Toni Erdmann for President!
Es ist ein bisschen fad, das gefühlt tausendste Loblied auf diesen Film anzustimmen. Ich tue es trotzdem. Denn: Es muss, allein schon wegen meiner österreichischen Freund/i/n/n/e/n, gefeiert werden, dass ein deutscher Film in den Kinos läuft, der international für seinen Humor gelobt wird. In Cannes haben die Leute gelacht und geweint und gejubelt – und in Wien tun sie das auch. Ich war dabei, und es war super.
Das Grundgerüst des Films darf als bekannt vorausgesetzt werden, also in einem Satz: Vater (Peter Simonischek) macht sich um seine Karrieretochter (Sandra Hüller) Sorgen und schafft es als „Toni Erdmann“ immerhin, die Verkrampfung zwischen den beiden zu lockern. Und zwar, weil die Tochter sich drauf einlässt.
Simonischek und Hüller spielen sich unter Maren Ades Regie gegenseitig an die Wand, dass es die reinste Freude ist – oder nein: Sie lassen sich so viel Platz, dass es die reinste Freude ist. Neben den mittlerweile wohl bekannten Sperma-, Gebiss- und Verkrampftheitsexzessen hat die Wirkung des Films eine weitere Ursache. Eine, die banal scheint, aber im Kino eben nicht sooo häufig vorkommt: Die Angelegenheit mit hat mit uns zu tun. „Wir“ ist ja fast immer falsch, hier nicht. Wir sind gemeint. Und zwar in doppelter Hinsicht.
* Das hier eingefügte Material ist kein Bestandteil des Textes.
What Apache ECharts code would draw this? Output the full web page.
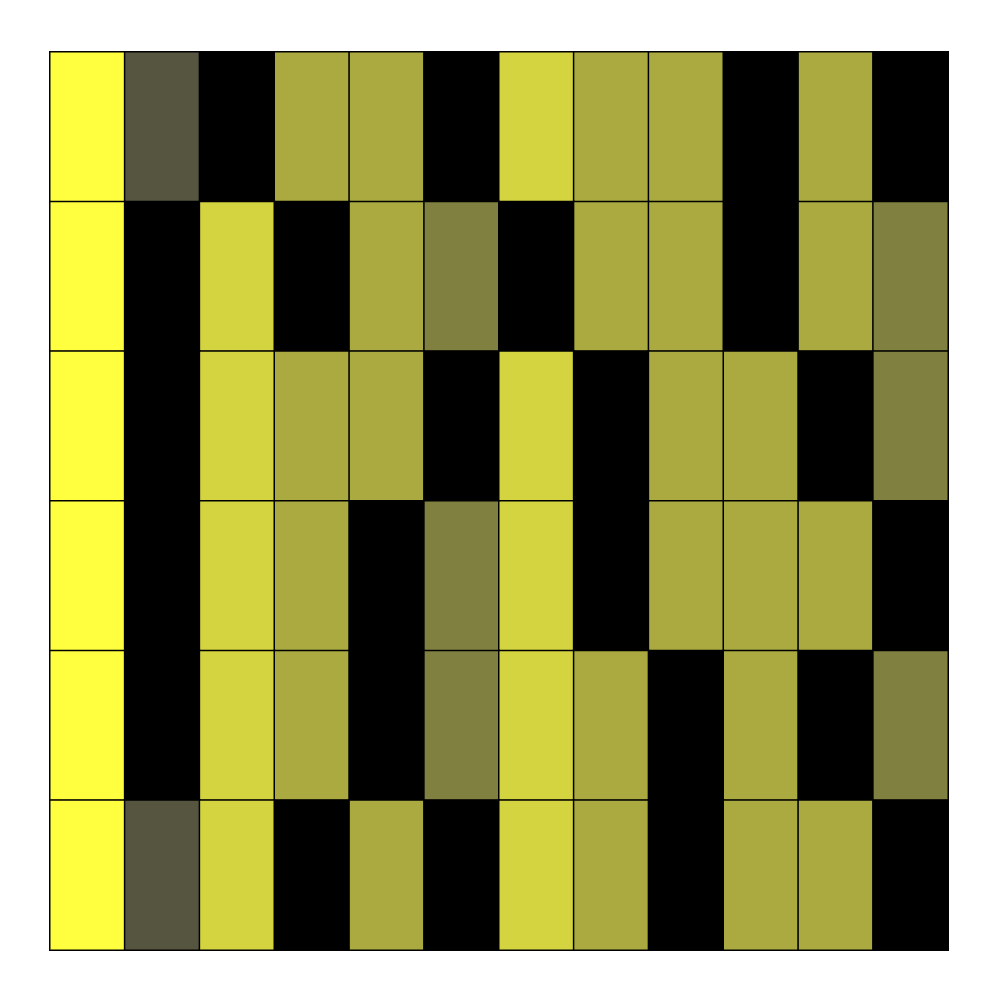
<!DOCTYPE html>
<html>
<head>
<meta charset="utf-8">
<script src="https://cdn.jsdelivr.net/npm/echarts@6/dist/echarts.min.js"></script>
<style>
  html, body { margin: 0; padding: 0; background: #fff; }
  #chart { width: 1000px; height: 1000px; }
</style>
</head>
<body>
<div id="chart"></div>
<script>
// columns and rows (top row first)
const cols = ['0', '1', '2', '3', '4', '5', '6', '7', '8', '9', '10', '11']
const rows = ['r1', 'r2', 'r3', 'r4', 'r5', 'r6']

// level per cell, 0 = black ... 5 = bright yellow
const row1 = [5, 1, 0, 3, 3, 0, 4, 3, 3, 0, 3, 0]
const row2 = [5, 0, 4, 0, 3, 2, 0, 3, 3, 0, 3, 2]
const row3 = [5, 0, 4, 3, 3, 0, 4, 0, 3, 3, 0, 2]
const row4 = [5, 0, 4, 3, 0, 2, 4, 0, 3, 3, 3, 0]
const row5 = [5, 0, 4, 3, 0, 2, 4, 3, 0, 3, 0, 2]
const row6 = [5, 1, 4, 0, 3, 0, 4, 3, 0, 3, 3, 0]
const levelColors = ['#000000', '#555540', '#808040', '#aaaa40', '#d4d440', '#ffff40']

const allRows = [row1, row2, row3, row4, row5, row6]
const data = []
allRows.forEach((r, yi) => {
  r.forEach((v, xi) => data.push([xi, yi, v]))
})

const chart = echarts.init(document.getElementById('chart'))
chart.setOption({
  animation: false,
  grid: { left: 50, right: 52, top: 52, bottom: 50 },
  xAxis: {
    type: 'category',
    data: cols,
    show: false
  },
  yAxis: {
    type: 'category',
    data: rows,
    inverse: true,
    show: false
  },
  visualMap: {
    show: false,
    type: 'piecewise',
    dimension: 2,
    pieces: levelColors.map((c, i) => ({ value: i, color: c }))
  },
  series: [
    {
      type: 'heatmap',
      data: data,
      itemStyle: {
        borderColor: '#000',
        borderWidth: 1.5
      }
    }
  ]
})
</script>
</body>
</html>
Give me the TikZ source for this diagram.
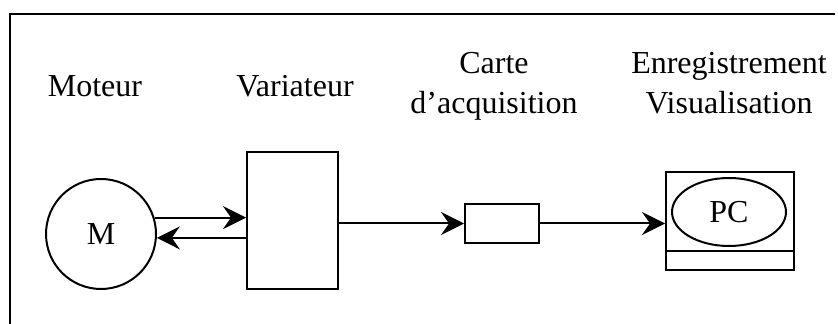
\documentclass[tikz,border=0pt]{standalone}
\usepackage{fontspec}
\setmainfont{Liberation Serif}
\usetikzlibrary{arrows.meta, positioning, calc, shapes.geometric}
\tikzset{
  bloc/.style={draw, line width=1pt, inner sep=0pt},
  fleche/.style={-{Stealth[length=11.5pt, width=11.5pt, inset=4pt]}, line width=1pt},
  titre/.style={font=\fontsize{16}{20}\selectfont, align=center, inner sep=0pt}
}

\begin{document}
\begin{tikzpicture}[x=0.5pt, y=-0.5pt, font=\fontsize{16}{19}\selectfont]
    \useasboundingbox (0,0) rectangle (838,324);
    % cadre
    \draw[line width=1.3pt] (10,324) -- (10,14) -- (835,14);
    % blocs
    \node[bloc, circle, minimum size=55pt] (mot) at (101,234) {M};
    \node[bloc, minimum width=45.5pt, minimum height=68.5pt] (var) at (292.5,220.5) {};
    \node[bloc, minimum width=37pt, minimum height=19.5pt] (carte) at (502,223.5) {};
    \node[bloc, minimum width=64pt, minimum height=49pt] (pc) at (730,221) {};
    \coordinate (pcsw) at (pc.south west);
    \draw[line width=1.3pt] ($(pcsw)+(0,-20)$) -- ($(pc.south east)+(0,-20)$);
    \node[bloc, ellipse, minimum width=57pt, minimum height=34pt] (ecran) at (729,212) {PC};
    % titres
    \node[titre, anchor=base] (tmot) at (95,97) {Moteur};
    \node[titre, anchor=base] (tvar) at (295,97) {Variateur};
    \node[titre, anchor=base] (tcarte) at (494,114) {Carte\\d'acquisition};
    \node[titre, anchor=base] (tpc) at (729,114) {Enregistrement\\Visualisation};
    % liaisons
    \draw[fleche] (mot.17) -- (mot.17 -| var.west);
    \draw[fleche] (mot.-4 -| var.west) -- (mot.-4);
    \draw[fleche] (var.east |- carte) -- (carte);
    \draw[fleche] (carte.east) -- (carte.east -| pc.west);
\end{tikzpicture}
\end{document}
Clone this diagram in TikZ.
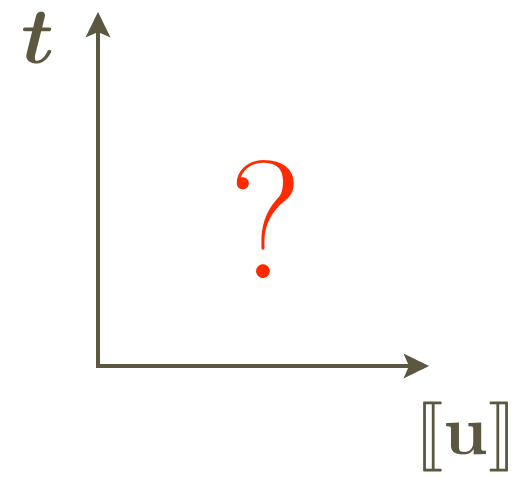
\documentclass[tikz,border=0pt]{standalone}
\usepackage{stmaryrd}
\usepackage{bm}
\usetikzlibrary{arrows.meta}
\definecolor{axisolive}{HTML}{5B5740}
\definecolor{qred}{HTML}{FF2A00}
\begin{document}
\begin{tikzpicture}[x=1pt, y=1pt, >={Stealth[length=25pt, width=24pt, inset=5pt]}]
        % --- SETTINGS ---
        \tikzset{
            axisline/.style={line width=4pt, axisolive, ->},
            axislabel/.style={text=axisolive, inner sep=1pt}
        }
        \useasboundingbox (0, 0) rectangle (522, 478);

        % --- AXES ---
        \coordinate (origin) at (98, 112);
        \coordinate (ttop) at (98, 466);
        \coordinate (uend) at (429, 112);
        \draw[axisline] (origin) -- (ttop);
        \draw[axisline] ([xshift=-2pt]origin) -- (uend);

        % --- LABELS ---
        \node[axislabel] (tlabel) at (38, 440) {\scalebox{8}{$\bm{t}$}};
        \node[axislabel] (ulabel) at (466, 41) {\scalebox{7}{$\llbracket\mathbf{u}\rrbracket$}};

        % Unknown
        \node[text=qred, inner sep=0pt] (unknown) at (266, 258) {\fontsize{168}{168}\selectfont ?};
\end{tikzpicture}
\end{document}
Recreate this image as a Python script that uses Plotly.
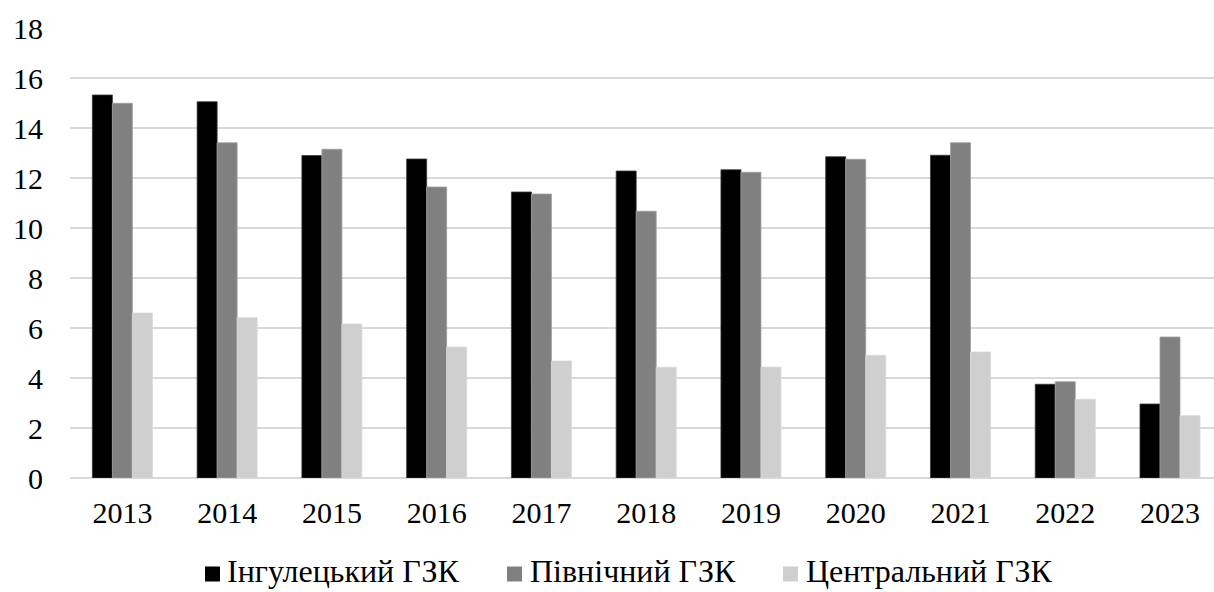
import plotly.graph_objects as go

# Annual values by plant
years = ["2013", "2014", "2015", "2016", "2017", "2018", "2019", "2020", "2021", "2022", "2023"]
ingulets = [15.32, 15.05, 12.90, 12.76, 11.44, 12.28, 12.33, 12.85, 12.91, 3.75, 2.96]
pivnichnyi = [14.99, 13.41, 13.15, 11.64, 11.36, 10.67, 12.23, 12.75, 13.41, 3.85, 5.64]
tsentralnyi = [6.60, 6.41, 6.16, 5.24, 4.68, 4.43, 4.44, 4.91, 5.04, 3.15, 2.49]

series_names = ["Інгулецький ГЗК", "Північний ГЗК", "Центральний ГЗК"]
series_colors = ["#000000", "#808080", "#D0CFD0"]
edge_colors = ["#3a3a3a", "#a0a0a0", "#d8d8d8"]
y_ticks = [0, 2, 4, 6, 8, 10, 12, 14, 16, 18]

FONT = "Liberation Serif"
W, H = 1214, 592
ML, MR, MT, MB = 70, 0, 28, 114
plot_w = W - ML - MR
plot_h = H - MT - MB
tick_font = dict(family=FONT, size=30, color="#000000")

fig = go.Figure()
for name, vals, color, edge in zip(series_names, [ingulets, pivnichnyi, tsentralnyi],
                                   series_colors, edge_colors):
    fig.add_trace(go.Bar(
        x=years, y=vals, name=name, showlegend=False,
        marker=dict(color=color, line=dict(color=edge, width=0.8)),
    ))

# Legend row under the chart: swatch + label per series
legend_px = [(205, 225), (507, 528), (783, 804)]
sw = 15
sw_mid = 574
for (sx, tx), name, color in zip(legend_px, series_names, series_colors):
    fig.add_shape(
        type="rect", xref="paper", yref="paper",
        x0=(sx - ML) / plot_w, x1=(sx + sw - ML) / plot_w,
        y0=(H - MB - (sw_mid + sw / 2)) / plot_h,
        y1=(H - MB - (sw_mid - sw / 2)) / plot_h,
        fillcolor=color, line=dict(width=0),
    )
    fig.add_annotation(
        x=(tx - ML) / plot_w, xref="paper",
        y=(H - MB - 591) / plot_h, yref="paper",
        xanchor="left", yanchor="bottom",
        text=name, showarrow=False,
        font=dict(family=FONT, size=32, color="#000000"),
    )

fig.update_layout(
    template="none",
    width=W, height=H,
    margin=dict(l=ML, r=MR, t=MT, b=MB, autoexpand=False),
    paper_bgcolor="white", plot_bgcolor="white",
    barmode="group", bargap=0.427, bargroupgap=0,
    font=dict(family=FONT, size=30, color="#000000"),
    showlegend=False,
    xaxis=dict(
        type="category", range=[-0.5, 10.42],
        showgrid=False, showline=False, zeroline=False,
        ticks="", ticklabelstandoff=14, tickfont=tick_font,
    ),
    yaxis=dict(
        range=[0, 18], tickvals=y_ticks,
        showgrid=True, gridcolor="#D9D9D9", gridwidth=1.5,
        zeroline=True, zerolinecolor="#D9D9D9", zerolinewidth=1.5,
        showline=False, ticks="", ticklabelstandoff=26, tickfont=tick_font,
    ),
)

fig.write_html("out.html")
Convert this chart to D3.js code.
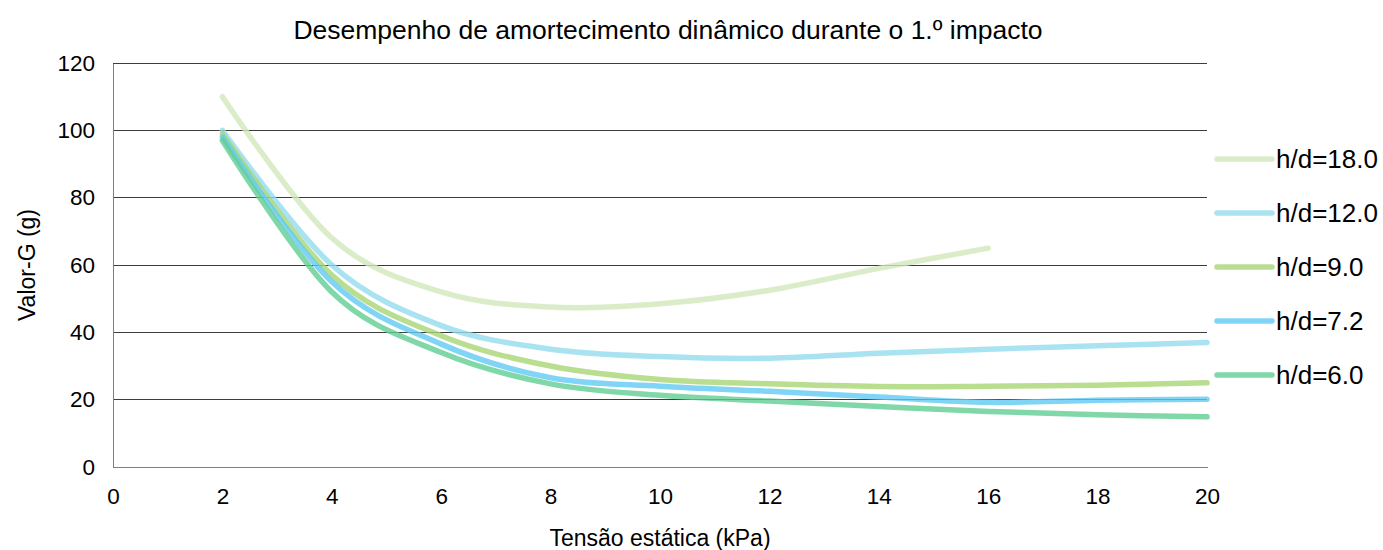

Einmal: Wir sind auf das Vehementeste als Verwandte – also als Kinder und / oder Eltern und darüber hinaus – angesprochen. Das Treffen mit der hypergestressten Tochtermanagerin bei der Ex-Frau, das gemeinsame, unendlich scheinende Warten auf den Fahrstuhl, die Tränen, die erst dann fließen, wenn der Abschied vorbei ist: Sehr unwahrscheinlich, darin gar nichts wiedererkennen zu können. Und, wie so oft im Kino, hat das Anschauen und Drüberlachen eine erleichternde Wirkung. Zumal das alles wirklich komisch inszeniert ist.
Die andere Hinsicht: das Hier und Heute im Großen und Ganzen. Für das „Neoliberalismus“ bekanntlich ein oft gebrauchter, aber eben auch nur halb (wenn überhaupt) geeigneter Begriff ist. Aber wenn man an diesen Begriff glaubt, findet man in diesem Film die Quintessenz der Sache in einer Szene, die nicht einmal eine Minute dauert. Nach einem mitteldramatischen Blusentausch auf der Damentoilette wird die Tochtermanagerin aus dem Nichts von ihrer Assistentin gefragt, ob denn sie, die Managerin mit ihrer, der Assistentin, Performance zufrieden sei. Die Antwort ist fast egal, der Witz ist, wie verdichtet hier die Logik einer von Leistungs- und Effizienzdenken dominierten Welt auf den Punkt gebracht wird.
Ermutigend, wenn auch vielleicht nur von mittlerer Reichweite, was die realen Erfolgschancen angeht: Der Film zeigt auf allerschönste Weise, wie man dieser Logik zumindest auf Alltagsebene ein Schnippchen schlagen kann: Man setzte eine Perücke auf den Kopf und stecke ein künstliches Gebiss in den Mund und rede schlau daher – und schon hebelt man Dinge aus, die gerade noch nach betonfester Inflexibilität aussahen. Wie Erdmann alias Simonischek mit Gebiss, Perücke und Coachinggequatsche durchkommt, ist einfach zum Totlachen und zum Hoffnungmachen. Simonischek for President!
Toni Erdmann. Deutschland / Österreich 2016. Regie: Maren Ade. Mit Peter Simonischek, Sandra Hüller und anderen.